Las Vegas groups charge redlining by banks.

Las Vegas community groups released an extensive and highly damaging report last week charging the city's largest banks with redlining.

"The report shows that Las Vegas banks have cordoned off the West Side and imposed a financial curfew on its largely African-American residents," said state Sen. Joseph M. Neal.

The banks cited in the report all denied the allegations.

Not Far from The Strip

The mostly minority, low-income community, racked by violence since the Los Angeles riots last month, got only 59 of the more than 10,000 home loans made in Las Vegas in 1990, according to the report.

The report was based on data made available under the 1990 Home Mortgage Disclosure Act.
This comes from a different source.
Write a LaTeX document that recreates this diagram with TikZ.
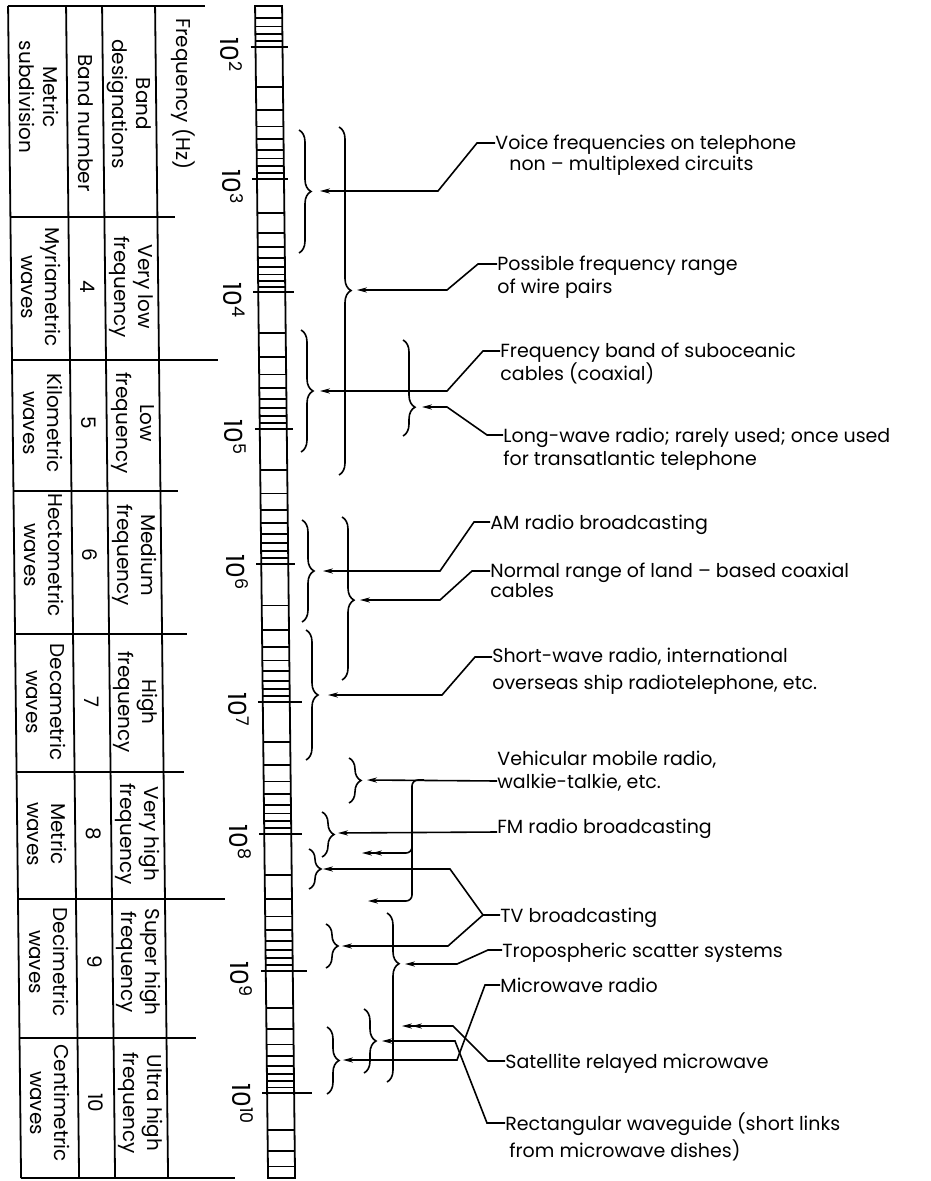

Of the four biggest Las Vegas lenders, First Interstate Bank, PriMerit Bank, and Citibank, each made only three loans in West Side neighborhoods in 1990, according to the report. Valley Bank, which has since been acquired by BankAmerica Corp., made 12.

Rejection Rates Compared

First Interstate Bank rejected middle-income blacks six times more often than whites with the same incomes, the study said. Valley Bank's two West Side offices had $96 million in deposits in 1990, but invested only $564,000 in home loans in the area, the report said. First Interstate's two branches had $94 million in deposits but invested only $59,000 in home loans in the area, the study showed.
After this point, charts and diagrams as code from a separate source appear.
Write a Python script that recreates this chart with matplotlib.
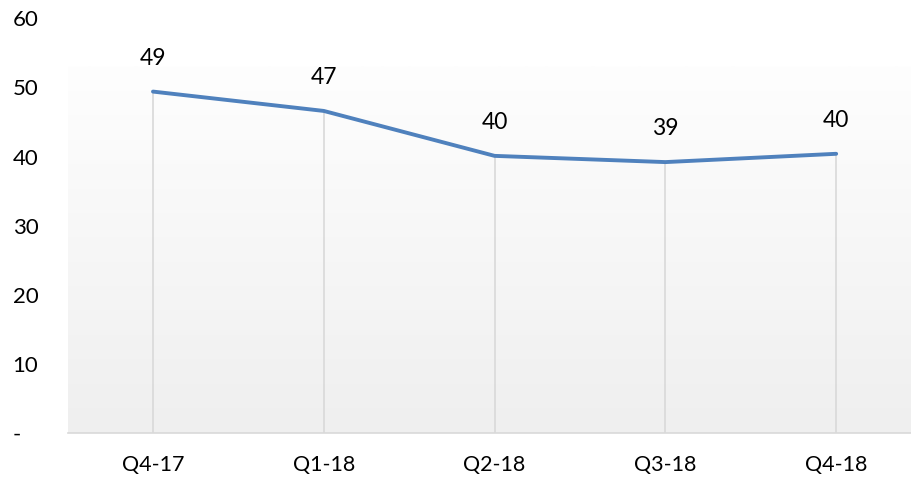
import numpy as np
import matplotlib.pyplot as plt
from matplotlib.colors import LinearSegmentedColormap

quarters = ["Q4-17", "Q1-18", "Q2-18", "Q3-18", "Q4-18"]
values = [49.4, 46.6, 40.1, 39.2, 40.4]
labels = ["49", "47", "40", "39", "40"]
yticks = [0, 10, 20, 30, 40, 50, 60]
ytick_labels = ["-   ", "10", "20", "30", "40", "50", "60"]

plt.rcParams['font.family'] = ['Lato', 'DejaVu Sans']

fig = plt.figure(figsize=(9.12, 4.78), dpi=100)
ax = fig.add_axes([0.0741, 0.094, 0.9364, 0.8677])

x = np.arange(len(quarters))
ax.set_xlim(-0.5, len(quarters) - 0.5)
ax.set_ylim(0, 60)

# gradient plot area (white at top, light grey at bottom)
cmap = LinearSegmentedColormap.from_list("bg", ["#fefefe", "#efefef"])
grad = np.linspace(0, 1, 256).reshape(-1, 1)
ax.imshow(grad, cmap=cmap, aspect="auto", extent=[-0.5, len(quarters) - 0.5, 0, 53],
          origin="upper", zorder=0, interpolation="bilinear")

# drop lines
ax.vlines(x, 0, values, color="#d9d9d9", linewidth=1.2, zorder=1)

ax.plot(x, values, color="#4f81bd", linewidth=2.8, solid_capstyle="round", zorder=3)

for xi, v, lab in zip(x, values, labels):
    ax.annotate(lab, (xi, v), xytext=(0, 24), textcoords="offset points",
                ha="center", va="center", fontsize=16.5, color="#000000")

ax.set_xticks(x)
ax.set_xticklabels(quarters, fontsize=15.5)
ax.set_yticks(yticks)
ax.set_yticklabels(ytick_labels, fontsize=16)
ax.tick_params(axis="x", length=0, pad=16)
ax.tick_params(axis="y", length=0, pad=21)

for s in ["top", "right", "left"]:
    ax.spines[s].set_visible(False)
ax.spines["bottom"].set_color("#d9d9d9")
ax.spines["bottom"].set_linewidth(1.2)
ax.patch.set_visible(False)

fig.savefig("out.png", dpi=100)
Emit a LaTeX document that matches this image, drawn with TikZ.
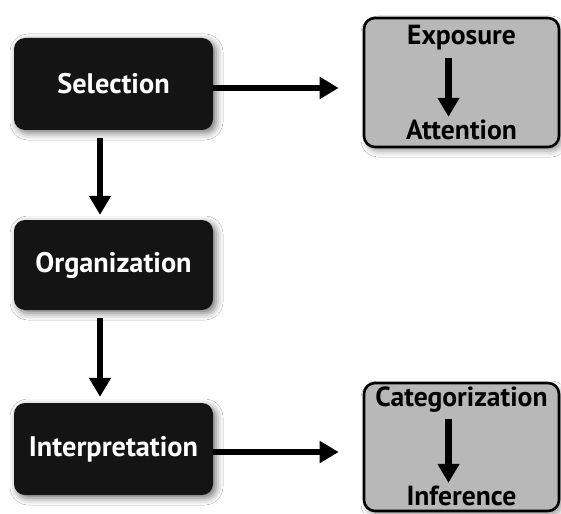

"Valley Bank never has and never will redline or discriminate," said Paul Stowell, director of public relations. Valley has an "outstanding" CRA rating.

Conducted Own Review

First Interstate, which has a "satisfactory" rating, said a review of rejected mortgage applications found "no indication of any kind of bias," said Andrew Studdert, who oversees First Interstate's southern Nevada operations. The bank is a unit of Los Angeles-based First Interstate Bancorp.

PriMerit Bank "just had a compliance exam, and there is certainly no evidence of discriminatory lending here," said Chuck Dixon, executive vice president. The thrift has a satisfactory CRA rating.

Citibank of Nevada, which has a satisfactory CRA rating, is still studying the report. But Barbara Mulholland, director of external affairs, said deposit figures for the bank were vastly overstated.

For example, she said, the Citicorp unit has $212 million in deposits in Las Vegas, not $900 million as in the report.

The report was prepared by the Las Vegas Alliance for Fair Banking, which includes representatives of the NAACP, Culinary Local 226, and community groups, churches, homeowner associations, and elected officials.